Continuity/Rupture: Art and Architecture in Central Europe 1918-1939 is a research project funded by the European Research Council and led by Matthew Rampley at the University of Birmingham. The research team consists of the Principal Investigator and three research fellows, and is supported by an advisory committee.
When new political elites and social structures emerge out of a historical rupture, how are art and architecture affected? In 1918 the political map of Central Europe was redrawn as a result of the collapse of the Austro-Hungarian Empire, marking a new era for the region. Our project examines the impact of this political discontinuity in three of Austria-Hungary’s successor states: Austria, Hungary and Czechoslovakia. For many centuries, the entire territory of these countries had been ruled by the Habsburgs, and the shared memory of this imperial past created a common cultural space, even as the newly formed nation states were asserting themselves in opposition to that memory. Furthermore, that opposition was not constant. Governments sometimes encouraged a sense of historical caesura, but at other times looked to the past for legitimation, as required by their short- and long-term political goals. The Habsburg Empire cast a long shadow, and artists and architects had to engage with its legacy as they navigated the highly fraught political and cultural landscape of their own time.
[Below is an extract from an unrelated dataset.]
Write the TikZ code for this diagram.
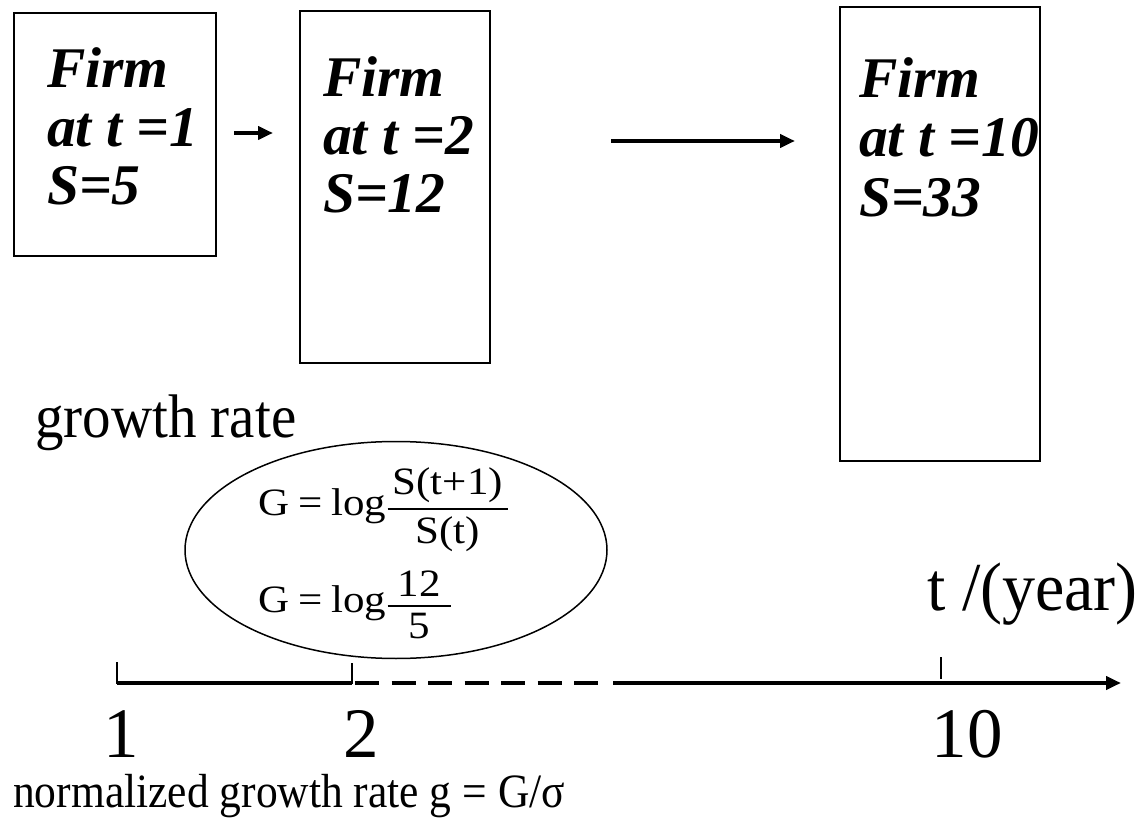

Our project focuses on the contradictory ways in which artists and architects in Central Europe adapted to and tried to shape the new socio-political circumstances in the light of the past. It analyses the conflicts between avant-gardes and more conservative artistic movements, as well as the role of the visual arts in interwar memory politics. It searches for the place of art in the nexus of religion, nation and state, examining official art and counter-cultural tendencies, as well as their intersections. Special attention will be devoted to the survival and new emergence of artistic networks connecting the three countries, and to the reorganisation of the art world and its institutions in the course of the nation building process.